Eventually, the tradeoff we landed on was to limit the Stackers who can participate. The threshold is ~94K STX right now (and slowly goes up towards ~100K STX). Every 100K STX owner gets one entry in the payouts. If you have 450K STX, you get 4 entries (and not 5). So that’s 15,000 entries for a future 1.5B STX supply. We can do multiple output addresses per transaction, say 3-5 and that brings us down to 3000 - 5000 transactions per round to give every 100K stacker that is participating a payout. A round can be a month for example – totally doable with the current Bitcoin bandwidth!

To participate, Stackers are (a) parking/holding chunks of 100K stacks, (b) running a full-node, and ( c) signaling on the network what blockchain fork they think is correct (this information is very valuable to honest miners who might be on a different fork by mistake).


To build on this, it ought to be possible for individuals who have fewer than 94K STX (or whatever the minimal threshold is) to pool their STX together behind a single Bitcoin multisig address, which the pool participants control.
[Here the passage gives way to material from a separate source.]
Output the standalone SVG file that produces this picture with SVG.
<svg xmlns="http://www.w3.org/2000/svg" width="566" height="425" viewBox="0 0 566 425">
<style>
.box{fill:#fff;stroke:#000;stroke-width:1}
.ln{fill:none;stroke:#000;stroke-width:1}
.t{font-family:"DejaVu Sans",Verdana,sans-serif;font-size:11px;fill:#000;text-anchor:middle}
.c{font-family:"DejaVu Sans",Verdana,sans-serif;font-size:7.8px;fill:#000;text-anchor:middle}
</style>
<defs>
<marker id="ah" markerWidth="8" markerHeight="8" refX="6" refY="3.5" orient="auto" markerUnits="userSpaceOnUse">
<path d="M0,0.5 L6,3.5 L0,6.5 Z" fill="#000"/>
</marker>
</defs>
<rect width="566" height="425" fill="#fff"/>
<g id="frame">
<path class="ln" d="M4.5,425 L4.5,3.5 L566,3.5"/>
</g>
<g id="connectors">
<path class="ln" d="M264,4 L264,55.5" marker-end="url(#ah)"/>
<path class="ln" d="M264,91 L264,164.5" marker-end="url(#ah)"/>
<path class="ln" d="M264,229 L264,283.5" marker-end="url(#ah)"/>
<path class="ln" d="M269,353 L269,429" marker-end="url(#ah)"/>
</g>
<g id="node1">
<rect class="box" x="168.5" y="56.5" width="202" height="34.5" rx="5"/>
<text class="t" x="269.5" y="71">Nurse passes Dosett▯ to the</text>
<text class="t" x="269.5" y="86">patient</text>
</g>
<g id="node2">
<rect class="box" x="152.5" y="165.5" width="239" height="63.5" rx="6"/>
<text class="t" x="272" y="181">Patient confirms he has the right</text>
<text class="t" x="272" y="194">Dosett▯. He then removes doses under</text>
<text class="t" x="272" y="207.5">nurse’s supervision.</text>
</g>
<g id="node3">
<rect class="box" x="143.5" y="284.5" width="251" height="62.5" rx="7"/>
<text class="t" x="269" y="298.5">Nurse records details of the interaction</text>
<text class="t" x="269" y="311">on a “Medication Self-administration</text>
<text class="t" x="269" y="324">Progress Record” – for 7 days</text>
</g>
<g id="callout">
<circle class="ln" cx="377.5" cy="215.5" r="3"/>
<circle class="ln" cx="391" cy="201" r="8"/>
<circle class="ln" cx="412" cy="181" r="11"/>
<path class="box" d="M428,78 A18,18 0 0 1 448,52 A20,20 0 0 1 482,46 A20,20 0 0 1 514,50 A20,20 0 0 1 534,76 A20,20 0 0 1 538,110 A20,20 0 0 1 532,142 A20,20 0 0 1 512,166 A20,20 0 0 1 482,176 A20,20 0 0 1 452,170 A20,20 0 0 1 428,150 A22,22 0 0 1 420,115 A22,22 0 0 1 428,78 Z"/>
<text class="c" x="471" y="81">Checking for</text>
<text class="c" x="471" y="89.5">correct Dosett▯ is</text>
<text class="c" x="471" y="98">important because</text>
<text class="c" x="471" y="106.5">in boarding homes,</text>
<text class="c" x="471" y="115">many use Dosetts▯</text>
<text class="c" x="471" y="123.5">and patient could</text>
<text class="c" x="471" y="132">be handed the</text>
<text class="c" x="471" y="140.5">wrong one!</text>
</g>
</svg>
This single Bitcoin multisig address would be considered a single Stacking participant by the protocol, and would get floor(total_STX / min_STX) slots.


Hi all,

Congratulation for your intro and bringing something Fresh on the table.

  • I would like to see more from this and i will stick here a little and see the evolution.
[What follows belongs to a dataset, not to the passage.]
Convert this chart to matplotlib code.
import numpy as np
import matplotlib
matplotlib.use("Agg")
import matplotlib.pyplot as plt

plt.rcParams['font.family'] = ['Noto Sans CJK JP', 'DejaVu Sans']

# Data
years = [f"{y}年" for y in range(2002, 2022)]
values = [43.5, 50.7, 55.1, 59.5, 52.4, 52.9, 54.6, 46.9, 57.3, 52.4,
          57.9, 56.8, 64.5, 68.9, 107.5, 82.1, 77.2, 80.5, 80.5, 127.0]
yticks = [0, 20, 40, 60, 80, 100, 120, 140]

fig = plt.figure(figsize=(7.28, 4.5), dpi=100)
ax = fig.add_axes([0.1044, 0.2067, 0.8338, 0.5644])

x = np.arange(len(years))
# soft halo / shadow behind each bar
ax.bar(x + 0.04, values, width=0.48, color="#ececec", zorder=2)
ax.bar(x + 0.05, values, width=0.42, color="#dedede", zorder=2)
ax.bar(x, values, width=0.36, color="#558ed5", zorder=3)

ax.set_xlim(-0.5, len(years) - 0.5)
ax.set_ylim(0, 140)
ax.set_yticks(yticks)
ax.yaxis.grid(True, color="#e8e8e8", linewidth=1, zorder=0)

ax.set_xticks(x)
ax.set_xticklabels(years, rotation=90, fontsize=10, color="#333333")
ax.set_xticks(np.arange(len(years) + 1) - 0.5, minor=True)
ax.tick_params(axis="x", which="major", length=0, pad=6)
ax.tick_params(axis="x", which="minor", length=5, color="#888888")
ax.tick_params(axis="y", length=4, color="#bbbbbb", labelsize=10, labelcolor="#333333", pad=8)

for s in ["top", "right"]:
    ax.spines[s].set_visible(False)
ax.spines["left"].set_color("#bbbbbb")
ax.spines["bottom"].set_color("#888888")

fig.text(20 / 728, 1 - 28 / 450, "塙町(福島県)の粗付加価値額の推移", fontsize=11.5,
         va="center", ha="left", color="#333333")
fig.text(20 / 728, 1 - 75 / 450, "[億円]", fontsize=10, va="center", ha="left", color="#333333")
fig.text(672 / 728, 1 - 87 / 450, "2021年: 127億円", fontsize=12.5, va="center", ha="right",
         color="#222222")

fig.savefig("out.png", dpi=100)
  • Do you guys have a plan about Financial Industry, Regulatory Authority, and Risk mostly because time will come and question will be asked about this.

Good Luck and if i can help to contribute i will.

Best Regards,
Armand B.



Where does the bitcoin distributed to be distributed come from?


Someone asked a similar question on Twitter:

In SIP-001, miners were going to burn BTC – that’s the cost to mine. In SIP-007, the proposal is for the miners to distribute the BTC to Stacks holders who participate in consensus algorithm. That’s where the BTC is coming from – they were always part of the design as “cost of mining”. There is always a cost to mining by definition i.e., miners cannot earn newly minted STX for free.